NEW research has revealed that Scottish construction activity continued to fall at the end of last year amid financial constraints and a challenging economic environment.
The RICS construction monitor in Scotland for Q4 2022 established that a net balance of -7% of Scottish respondents said that workloads fell, compared to +10% in Q3. In the UK as a whole, workloads were reported to be flat.
This slowdown trend corresponds with a negative outlook from Scottish surveyors, with -12% of respondents expecting workloads to fall over the next 12 months, down from -1% in Q3, and +25% in Q2.
In terms of current workloads, all sub-sectors saw a slowdown in activity, with both public and private housing experiencing the steepest decline. In Q4, -2% of respondents reported a fall in public housing, down from +27% in Q3, and -8% of respondents reported a fall in private housing, down from +15% in Q3.
In more positive news, although there are still skills shortages across the industry in Scotland, RCIS reported it was ‘slightly less pronounced’ than in previously quarters. 58% of surveyors reported a shortage of quantity surveyors, down from 60% in Q3. Shortages in construction professionals fell from 62% to 54%, while shortages of bricklayers fell from 59% to 55%.
RCIS added that with continued labour and material cost pressures, respondents in Scotland remain ‘relatively downbeat’ about the outlook for profit margins. Q4 was the sixth quarter in succession there was a negative net balance regarding the 12-month outlook for profitability, with -40% expecting profit margins to decline, down from -26% in Q3.
The outlook for employment is described as ‘more resilient’ though with respondents pointing to a flat picture over the year ahead.

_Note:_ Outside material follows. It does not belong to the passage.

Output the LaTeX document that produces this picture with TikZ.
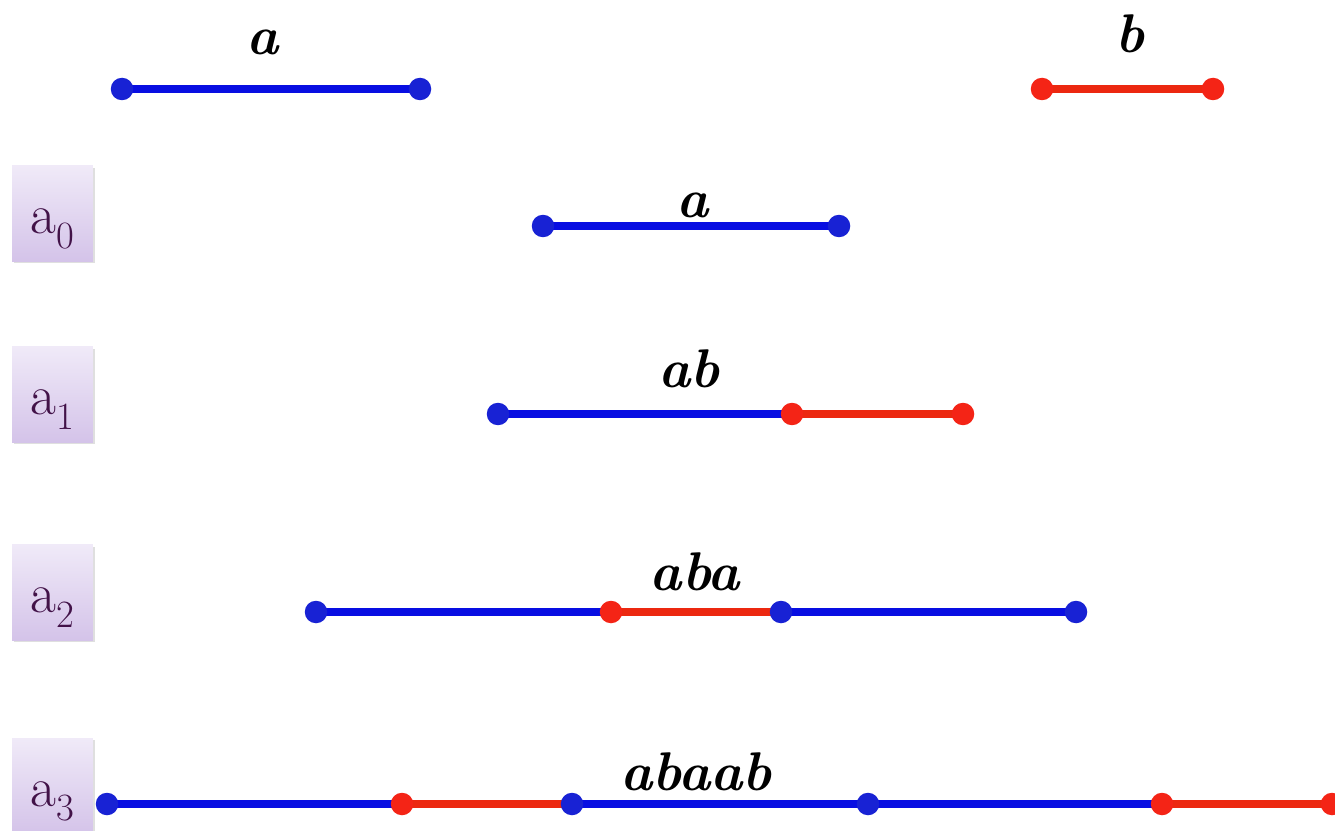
\documentclass[tikz,border=0pt]{standalone}
\usepackage{xcolor}
\usepackage{tikz}
\usetikzlibrary{shadows, backgrounds}

\definecolor{segblue}{RGB}{8,14,226}
\definecolor{dotblue}{RGB}{24,34,212}
\definecolor{segred}{RGB}{236,40,16}
\definecolor{dotred}{RGB}{244,36,22}
\definecolor{tagtop}{RGB}{240,234,248}
\definecolor{tagbot}{RGB}{212,195,233}
\definecolor{taginK}{RGB}{66,18,72}

\newcommand{\tagtext}[1]{a\raisebox{-0.26em}{\fontsize{22}{23}\selectfont #1}}

\begin{document}
\begin{tikzpicture}[
    x=0.02cm, y=-0.02cm,
    bdot/.style={circle, fill=dotblue, inner sep=0pt, minimum size=0.45cm},
    rdot/.style={circle, fill=dotred, inner sep=0pt, minimum size=0.45cm},
    bseg/.style={draw=segblue, line width=0.16cm, shorten <=-4pt, shorten >=-4pt},
    rseg/.style={draw=segred, line width=0.16cm, shorten <=-4pt, shorten >=-4pt},
    word/.style={anchor=base, inner sep=0pt, font=\fontsize{31}{33}\selectfont\bfseries\itshape},
    tag/.style={rectangle, top color=tagtop, bottom color=tagbot, text=taginK,
      minimum width=1.62cm, inner xsep=0pt, inner ysep=0.1cm,
      text height=1.26cm, text depth=0.46cm, font=\fontsize{32}{34}\selectfont,
      drop shadow={opacity=0.25, shadow xshift=0.04cm, shadow yshift=-0.04cm}}
  ]
  \useasboundingbox (0,0) rectangle (1335,831);

  % the two pieces
  \node[bdot] (ta0) at (122,89) {};
  \node[bdot] (ta1) at (420,89) {};
  \node[rdot] (tb0) at (1042,89) {};
  \node[rdot] (tb1) at (1213,89) {};
  \node[word] (wa) at (263,55) {a};
  \node[word] (wb) at (1130,53) {b};

  % a0
  \node[tag] (tag0) at (52.5,213.5) {\tagtext{0}};
  \node[bdot] (p00) at (543,226) {};
  \node[bdot] (p01) at (839,226) {};
  \node[word] (w0) at (693,217) {a};

  % a1
  \node[tag] (tag1) at (52.5,394.5) {\tagtext{1}};
  \node[bdot] (p10) at (498,414) {};
  \node[rdot] (p11) at (792,414) {};
  \node[rdot] (p12) at (963,414) {};
  \node[word] (w1) at (689,387) {ab};

  % a2
  \node[tag] (tag2) at (52.5,592.5) {\tagtext{2}};
  \node[bdot] (p20) at (316,612) {};
  \node[rdot] (p21) at (611,612) {};
  \node[bdot] (p22) at (781,612) {};
  \node[bdot] (p23) at (1076,612) {};
  \node[word] (w2) at (695,590) {aba};

  % a3
  \node[tag] (tag3) at (52.5,786) {\tagtext{3}};
  \node[bdot] (p30) at (107,804) {};
  \node[rdot] (p31) at (402,804) {};
  \node[bdot] (p32) at (572,804) {};
  \node[bdot] (p33) at (868,804) {};
  \node[rdot] (p34) at (1162,804) {};
  \node[rdot] (p35) at (1332,804) {};
  \node[word] (w3) at (696,790) {abaab};

  % segments behind the dots
  \begin{scope}[on background layer]
    \draw[bseg] (ta0) -- (ta1);
    \draw[rseg] (tb0) -- (tb1);
    \draw[bseg] (p00) -- (p01);
    \draw[bseg] (p10) -- (p11);
    \draw[rseg] (p11) -- (p12);
    \draw[bseg] (p20) -- (p21);
    \draw[rseg] (p21) -- (p22);
    \draw[bseg] (p22) -- (p23);
    \draw[bseg] (p30) -- (p31);
    \draw[rseg] (p31) -- (p32);
    \draw[bseg] (p32) -- (p33);
    \draw[bseg] (p33) -- (p34);
    \draw[rseg] (p34) -- (p35);
  \end{scope}
\end{tikzpicture}
\end{document}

Zander Muego of Thomas & Adamson in Edinburgh said, “There is a lack of specialist subcontractor organisations with the capacity to deliver large volume projects.”
Andrew Park of Robertson Partnership Homes in Stirling added, “There is insufficient government funding for social and affordable housing to keep pace with inflation.”
Gary Campbell from Cruden in Glasgow commented, “Inflationary increases in labour, plant and, materials are becoming unsustainable for clients.”